From fake guns to snow globes: Strange items confiscated at YVR
Published Monday, December 10, 2018 4:29PM PST
With thousands expected to fly through the Vancouver International Airport over the next few weeks, officials are offering tips for the public for a swift trip through security.
Starting Dec. 20, YVR expects 85,000 people to pass through its gates each day. They're asked to check their flight status ahead of time, print out their boarding passes at home, book parking in advance and consider taking transit if possible.
They also recommend leaving home early, planning ahead and packing smart.
New this Christmas season is that passengers can travel with pot. They can bring 30 grams of recreational cannabis in their carry-on – an amount roughly the size of a sandwich bag – but are reminded to know the laws of their destination, and that they can't bring it across international borders.
And while they can (destination permitting) bring weed on vacation, there are many items that won't make it through security.
To help jog passengers' memories ahead of their journeys, YVR demonstrated some of the stranger items people tried to travel with this year. Among the ammunition, tools and lighter fluid confiscated in 2018 were also:
- a half-litre of maple syrup
- a clock that looks like a saw blade
- replica guns
- snow globes
- bath salts
And those going away for the holidays are reminded that wrapped Christmas presents should go in checked baggage, or they could be opened by security agents.

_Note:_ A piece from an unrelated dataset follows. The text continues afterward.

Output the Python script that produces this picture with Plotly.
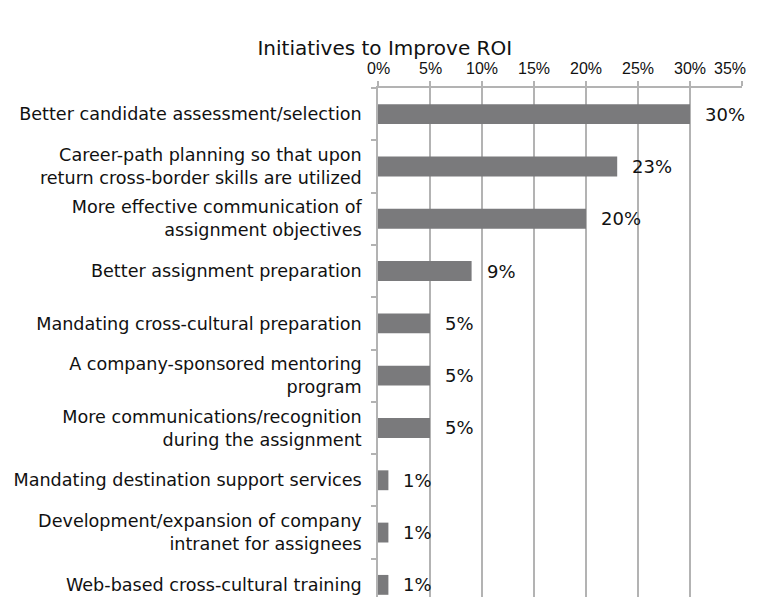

South of the border, the Transport Security Administration has its own round-up of what not to bring on vacation.
On its Instagram page, the TSA posts items year-round that passengers unsuccessfully attempted to take on a plane. Among the highlights this year are a "novelty bomb," a bag of live eels, a pair of oversized ceremonial scissors, a radio shaped like a gun and an unusual hot pink toy.
"While one might say that this pink plastic dinosaur-shaped grenade is dino-mite, it's not permitted in carry-on or checked baggage," the caption says.
"Jurassic'n for a bag search when you pack one."
While one might say that this pink plastic dinosaur-shaped grenade is dino-mite, it’s not permitted in carry-on or checked baggage. Yeah, I know… It’s a pink plastic toy. But as I’ve explained before, anything that resembles a grenade is not permitted. At all. Jurassic’n for a bag search if you pack one. This one was discovered by a TSA officer (not a paleontologist) in a carry-on bag at Denver (DEN).